The paper is refreshingly honest about the obstacles. Training data is biased toward well-studied organisms and molecules. Biological complexity doesn't scale the way language does - a cell isn't just a longer sentence. Experimental validation is slow and expensive. And the models still hallucinate, which is mildly amusing when ChatGPT invents a fake restaurant, and considerably less amusing when it invents a fake drug interaction.

But the trajectory is clear. We've gone from "can AI predict a protein's shape?" to "can AI simultaneously model DNA regulation, RNA splicing, protein interactions, and cellular responses?" in roughly five years.

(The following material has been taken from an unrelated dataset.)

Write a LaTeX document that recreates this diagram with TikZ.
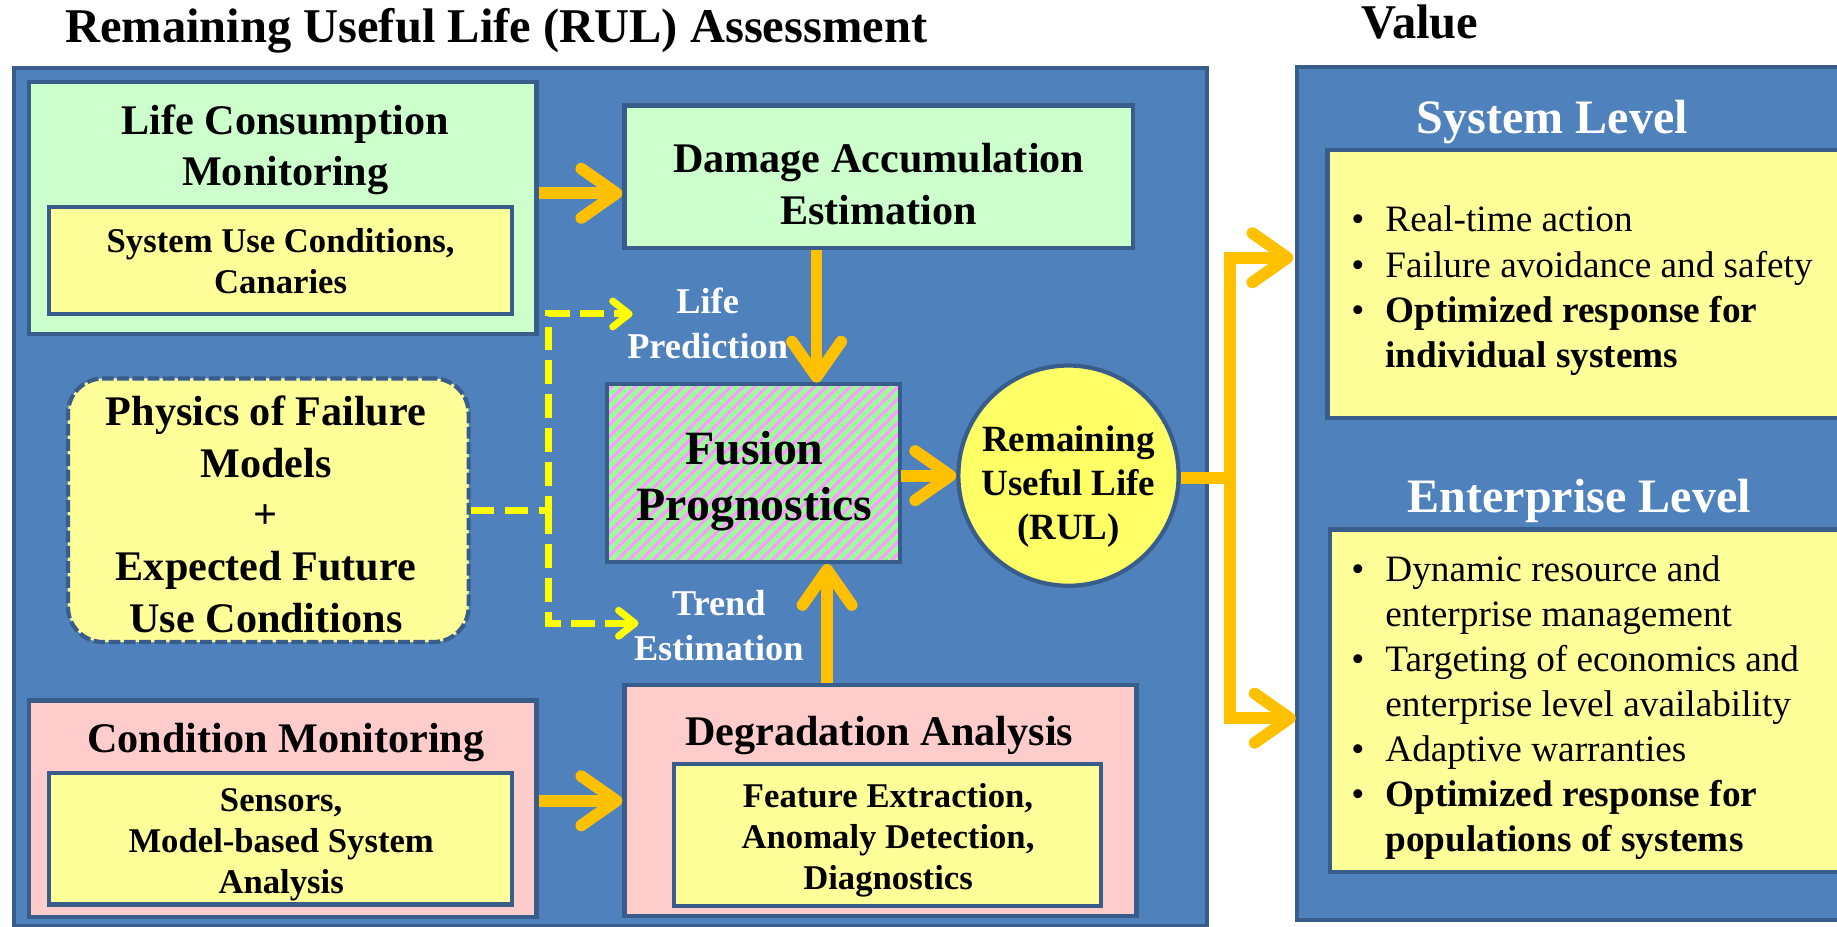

The language of life has four billion years of content. AI is just starting to learn to read it. The interesting part is what happens when it starts writing back.

References:

  1. Rao VM, Zhang S, Plosky BS, et al. Generalist biological artificial intelligence in modeling the language of life. Nature Biotechnology (2026). DOI: 10.1038/s41587-026-03064-w
  2. Hayes T, Rao R, Akin H, et al. Simulating 500 million years of evolution with a language model. Science (2025). DOI: 10.1126/science.ads0018
  3. Nguyen E, Poli M, Durrant MG, et al. Genome modeling and design across all domains of life with Evo 2. Nature (2026). bioRxiv: 2025.02.18.638918
  4. Abramson J, Adler J, Dunbar J, et al. Accurate structure prediction of biomolecular interactions with AlphaFold 3. Nature 630, 493-500 (2024). DOI: 10.1038/s41586-024-07487-w
  5. Bunne C, Rosen Y, Hartman A, et al. How to build the virtual cell with artificial intelligence: Priorities and opportunities. Cell 187(25), 7045-7063 (2024). DOI: 10.1016/j.cell.2024.11.015

Disclaimer: This blog post is a simplified summary of published research for educational purposes. The accompanying illustration is artistic and does not depict actual model architectures, data, or experimental results. Always refer to the original paper for technical details.